[To be done]
Everything from the line with "Write the matplotlib code for this chart." down to the line with "import numpy as np" below must be printed exactly, those two lines included. Exclude pictures.

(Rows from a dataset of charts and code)
┄┄┄┄┄┄

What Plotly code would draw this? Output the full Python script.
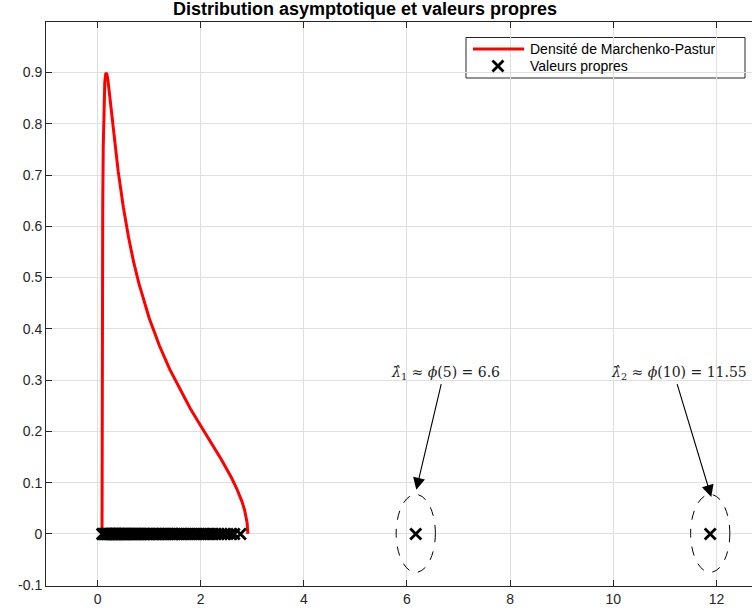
import plotly.graph_objects as go

# Marchenko-Pastur density, points
mp_x = [0.086, 0.088, 0.090, 0.095, 0.100, 0.110, 0.120, 0.140, 0.160, 0.180, 0.200,
        0.250, 0.300, 0.400, 0.500, 0.600, 0.700, 0.800, 1.000, 1.200, 1.400, 1.600,
        1.800, 2.000, 2.200, 2.400, 2.600, 2.700, 2.800, 2.850, 2.900, 2.914]
mp_y = [0.000, 0.285, 0.385, 0.540, 0.636, 0.754, 0.820, 0.881, 0.899, 0.897, 0.886,
        0.842, 0.794, 0.707, 0.637, 0.579, 0.530, 0.489, 0.421, 0.367, 0.321, 0.281,
        0.244, 0.211, 0.178, 0.145, 0.109, 0.088, 0.063, 0.047, 0.022, 0.000]

# Eigenvalues (bulk + two spikes)
eig_bulk = [0.09, 0.11, 0.13, 0.15, 0.16, 0.18, 0.19, 0.21, 0.22, 0.24, 0.25, 0.27, 0.28,
            0.30, 0.31, 0.33, 0.34, 0.36, 0.37, 0.39, 0.41, 0.42, 0.44, 0.46, 0.47, 0.49,
            0.51, 0.53, 0.54, 0.56, 0.58, 0.60, 0.62, 0.64, 0.66, 0.68, 0.70, 0.72, 0.74,
            0.76, 0.78, 0.80, 0.83, 0.85, 0.87, 0.90, 0.92, 0.95, 0.97, 1.00, 1.02, 1.05,
            1.08, 1.10, 1.13, 1.16, 1.19, 1.22, 1.25, 1.28, 1.31, 1.34, 1.37, 1.40, 1.44,
            1.47, 1.50, 1.54, 1.57, 1.61, 1.64, 1.68, 1.72, 1.76, 1.80, 1.84, 1.88, 1.92,
            1.96, 2.00, 2.05, 2.09, 2.14, 2.19, 2.24, 2.29, 2.34, 2.40, 2.46, 2.52, 2.58,
            2.65, 2.77]
eig_spikes = [6.17, 11.88]
spike_labels = ["<i>λ̂</i><sub>1</sub> ≈ <i>ϕ</i>(5) = 6.6",
                "<i>λ̂</i><sub>2</sub> ≈ <i>ϕ</i>(10) = 11.55"]
label_pos_x = [6.75, 11.28]
label_pos_y = [0.314, 0.314]
arrow_tail_x = [6.67, 11.23]
arrow_tail_y = [0.295, 0.295]
arrow_tip_x = [6.18, 11.90]
arrow_tip_y = [0.086, 0.072]

legend_names = ["Densité de Marchenko-Pastur", "Valeurs propres"]

y_ticks = [-0.1, 0, 0.1, 0.2, 0.3, 0.4, 0.5, 0.6, 0.7, 0.8, 0.9]
y_ticktext = ["-0.1", "0", "0.1", "0.2", "0.3", "0.4", "0.5", "0.6", "0.7", "0.8", "0.9"]
x_ticks = [0, 2, 4, 6, 8, 10, 12]

eig_all = eig_bulk + eig_spikes

AX = "#262626"
GRID = "#dfdfdf"
FONT = "Liberation Sans, Arial, sans-serif"
RED = "#ff0000"
X_MARKER = dict(symbol="x-thin", size=11, line=dict(color="black", width=2.8))

# legend box geometry (paper fractions)
LG_X0, LG_X1, LG_Y0, LG_Y1 = 0.5949, 0.9901, 0.9007, 0.9725
LG_ROW = [0.9521, 0.9220]
LG_LINE = [0.6048, 0.6771]
LG_MARK_X = 0.6402
LG_TEXT_X = 0.6827

fig = go.Figure()
fig.add_trace(go.Scatter(x=mp_x, y=mp_y, mode="lines",
                         line=dict(color=RED, width=3),
                         name=legend_names[0], showlegend=False))
fig.add_trace(go.Scatter(x=eig_all, y=[0] * len(eig_all), mode="markers",
                         marker=X_MARKER, name=legend_names[1], showlegend=False))
# legend glyph for the markers (on an overlay axis spanning the plot area)
fig.add_trace(go.Scatter(x=[LG_MARK_X], y=[LG_ROW[1]], mode="markers",
                         marker=X_MARKER, xaxis="x2", yaxis="y2",
                         showlegend=False, hoverinfo="skip", cliponaxis=False))

annotations = []
shapes = []
for i in range(len(eig_spikes)):
    annotations.append(dict(x=label_pos_x[i], y=label_pos_y[i], xref="x", yref="y",
                            text=spike_labels[i], showarrow=False,
                            font=dict(family="DejaVu Serif, serif",
                                      size=14, color="#222222")))
    annotations.append(dict(x=arrow_tip_x[i], y=arrow_tip_y[i], xref="x", yref="y",
                            ax=arrow_tail_x[i], ay=arrow_tail_y[i], axref="x", ayref="y",
                            text="", showarrow=True, arrowhead=2, arrowsize=2.2,
                            arrowwidth=1.1, arrowcolor="black", standoff=0))
    shapes.append(dict(type="circle", xref="x", yref="y",
                       x0=eig_spikes[i] - 0.38, x1=eig_spikes[i] + 0.38,
                       y0=-0.075, y1=0.077,
                       line=dict(color="black", width=1, dash="dash")))

# manual legend
shapes.append(dict(type="rect", xref="paper", yref="paper",
                   x0=LG_X0, x1=LG_X1, y0=LG_Y0, y1=LG_Y1, layer="between",
                   fillcolor="white", line=dict(color=AX, width=1)))
shapes.append(dict(type="line", xref="paper", yref="paper",
                   x0=LG_LINE[0], x1=LG_LINE[1], y0=LG_ROW[0], y1=LG_ROW[0],
                   line=dict(color=RED, width=3)))
for i, name in enumerate(legend_names):
    annotations.append(dict(x=LG_TEXT_X, y=LG_ROW[i], xref="paper", yref="paper",
                            xanchor="left", yanchor="middle", text=name, showarrow=False,
                            font=dict(family=FONT, size=14, color="black")))

fig.update_layout(
    width=752, height=615,
    margin=dict(l=46, r=0, t=22, b=29, autoexpand=False),
    paper_bgcolor="white", plot_bgcolor="white",
    font=dict(family=FONT, size=14, color=AX),
    title=dict(text="<b>Distribution asymptotique et valeurs propres</b>",
               x=0.4855, xref="container", xanchor="center",
               y=0.986, yref="container", yanchor="middle",
               font=dict(family=FONT, size=18, color="black")),
    showlegend=False,
    annotations=annotations,
    shapes=shapes,
    xaxis2=dict(overlaying="x", range=[0, 1], visible=False, fixedrange=True),
    yaxis2=dict(overlaying="y", range=[0, 1], visible=False, fixedrange=True),
)
fig.layout.xaxis.update(range=[-1, 12.69], tickvals=x_ticks, ticks="inside", ticklen=6,
                        tickcolor=AX, showline=True, linecolor=AX, linewidth=1,
                        mirror="ticks", showgrid=True, gridcolor=GRID, gridwidth=1,
                        zeroline=False, automargin=False,
                        tickfont=dict(family=FONT, size=14, color=AX))
fig.layout.yaxis.update(range=[-0.1016, 0.9984], tickvals=y_ticks, ticktext=y_ticktext,
                        ticks="inside", ticklen=6, tickcolor=AX, showline=True,
                        linecolor=AX, linewidth=1, mirror=False, showgrid=True,
                        gridcolor=GRID, gridwidth=1, zeroline=False, automargin=False,
                        tickfont=dict(family=FONT, size=14, color=AX))

fig.write_html("out.html",
               config={"displayModeBar": False},
               post_script="document.body.style.margin='0';document.body.style.overflow='hidden';")
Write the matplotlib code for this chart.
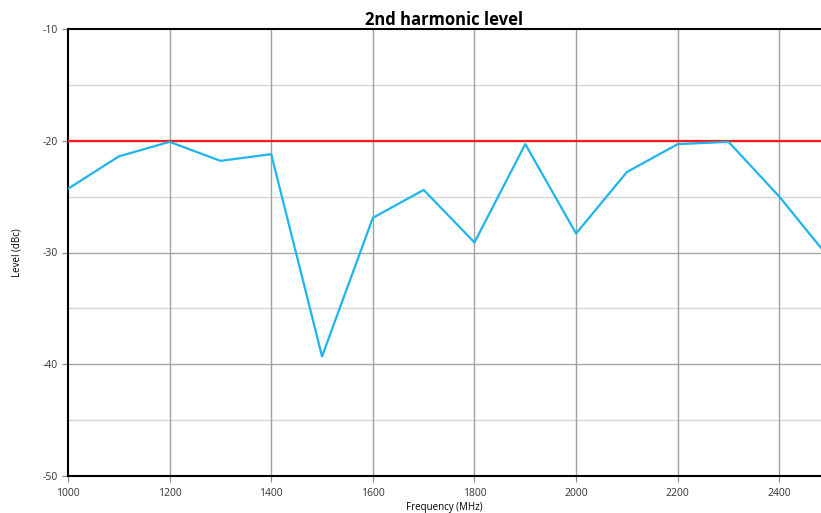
import matplotlib
matplotlib.use("Agg")
import matplotlib.pyplot as plt
import numpy as np

freq = [1000, 1100, 1200, 1300, 1400, 1500, 1600, 1700, 1800, 1900, 2000, 2100, 2200, 2300, 2400, 2500]
level = [-24.3, -21.4, -20.1, -21.8, -21.2, -39.3, -26.9, -24.4, -29.1, -20.3, -28.3, -22.8, -20.3, -20.1, -25.0, -30.6]
limit = [-20, -20]
limit_freq = [1000, 2500]
xticks = [1000, 1200, 1400, 1600, 1800, 2000, 2200, 2400]
yticks = [-50, -40, -30, -20, -10]

plt.rcParams['font.family'] = ['Open Sans', 'DejaVu Sans']
fig = plt.figure(figsize=(8.21, 5.13), dpi=100)
ax = fig.add_axes([68/821, 37/513, 1 - 68/821, 447/513])

ax.set_xlim(1000, 2482)
ax.set_ylim(-50, -10)

for y in np.arange(-45, -10, 10):
    ax.axhline(y, color='#d4d4d4', lw=1.0, zorder=1)
for y in [-40, -30, -20]:
    ax.axhline(y, color='#a6a6a6', lw=1.0, zorder=1)
for x in xticks[1:]:
    ax.axvline(x, color='#a0a0a0', lw=1.0, zorder=1)

ax.plot(limit_freq, limit, color='#ff1a1a', lw=1.6, zorder=3)
ax.plot(freq, level, color='#1eb4ec', lw=1.6, zorder=4)

ax.set_xticks(xticks)
ax.set_yticks(yticks)
ax.set_xticklabels([str(v) for v in xticks])
ax.set_yticklabels([str(v) for v in yticks])
ax.tick_params(axis='both', labelsize=7.5, colors='#333333', length=4, width=0.8, direction='out')
ax.tick_params(axis='x', pad=5)
ax.tick_params(axis='both', color='#888888')

for side in ['left', 'top', 'bottom']:
    ax.spines[side].set_color('black')
    ax.spines[side].set_linewidth(1.5)
ax.spines['right'].set_visible(False)

ax.set_title('2nd harmonic level', fontsize=12, fontweight='bold', pad=3)
ax.set_xlabel('Frequency (MHz)', fontsize=7, labelpad=2)
ax.set_ylabel('Level (dBc)', fontsize=7, labelpad=14)

fig.savefig('out.png', dpi=100)
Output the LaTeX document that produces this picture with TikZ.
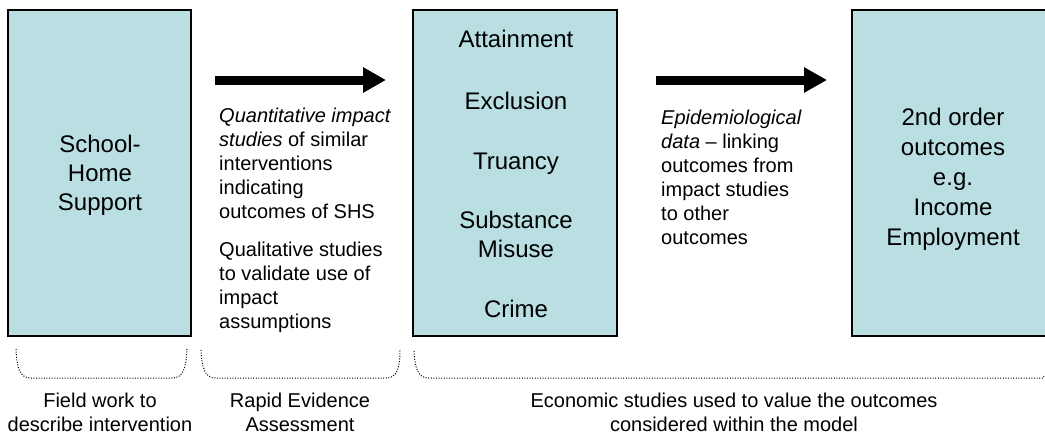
\documentclass[tikz,border=0pt]{standalone}
\usepackage{fontspec}
\setmainfont{Liberation Sans}
\usetikzlibrary{arrows.meta}
\definecolor{boxfill}{RGB}{185,223,227}
\begin{document}
\begin{tikzpicture}[x=1pt,y=-1pt,
  box/.style={draw=black,line width=1.6pt,fill=boxfill},
  boxtxt/.style={font=\fontsize{24}{29}\selectfont,align=center,anchor=base,inner sep=0pt},
  bodytxt/.style={font=\fontsize{20}{24}\selectfont,align=left,anchor=base west,inner sep=0pt},
  captxt/.style={font=\fontsize{20}{24}\selectfont,align=center,anchor=base,inner sep=0pt},
  bigarrow/.style={line width=9pt,-{Triangle[length=23pt,width=24pt]}},
  bracket/.style={line width=1pt,dash pattern=on 1pt off 1.6pt}]
\useasboundingbox (0,0) rectangle (1045,434);
\clip (0,0) rectangle (1045,434);
% boxes
\draw[box] (8,10) rectangle (191,336);
\draw[box] (413,10) rectangle (617,336);
\draw[box] (852,10) rectangle (1058,336);
% box texts (base anchor = baseline of last line)
\node[boxtxt] (shs) at (100,210) {School-\\Home\\Support};
\node[boxtxt] (att) at (516,47) {Attainment};
\node[boxtxt] (exc) at (516,109) {Exclusion};
\node[boxtxt] (tru) at (516,169) {Truancy};
\node[boxtxt] (sub) at (516,257) {Substance\\Misuse};
\node[boxtxt] (cri) at (516,317) {Crime};
\node[font=\fontsize{24}{30}\selectfont,align=center,anchor=base,inner sep=0pt] (sec) at (953,245) {2nd order\\outcomes\\e.g.\\Income\\Employment};
% arrows
\coordinate (a1s) at (215,80);
\coordinate (a1e) at (386,80);
\coordinate (a2s) at (656,80);
\coordinate (a2e) at (827,80);
\draw[bigarrow] (a1s) -- (a1e);
\draw[bigarrow] (a2s) -- (a2e);
% middle texts
\node[bodytxt] (quant) at (219,218) {\textit{Quantitative impact}\\\textit{studies} of similar\\interventions\\indicating\\outcomes of SHS};
\node[bodytxt] (qual) at (219,328) {Qualitative studies\\to validate use of\\impact\\assumptions};
\node[bodytxt] (epi) at (661,244) {\textit{Epidemiological}\\\textit{data} – linking\\outcomes from\\impact studies\\to other\\outcomes};
% brackets
\draw[bracket] (16,349) .. controls (17,369) and (20,378) .. (31,378) -- (172,378) .. controls (183,378) and (186,369) .. (187,349);
\draw[bracket] (201,350) .. controls (202,369) and (205,378) .. (216,378) -- (386,378) .. controls (397,378) and (400,369) .. (400,349);
\draw[bracket] (414,351) .. controls (415,369) and (418,378) .. (429,378) -- (1043,378) -- (1044,376);
% captions
\node[captxt] (c1) at (100,431) {Field work to\\describe intervention};
\node[captxt] (c2) at (300,431) {Rapid Evidence\\Assessment};
\node[captxt] (c3) at (734,431) {Economic studies used to value the outcomes\\considered within the model};
\end{tikzpicture}
\end{document}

┄┄┄┄┄┄

[Response below]
Write the matplotlib code for this chart.
import matplotlib
matplotlib.use("Agg")
import matplotlib.pyplot as plt
import numpy as np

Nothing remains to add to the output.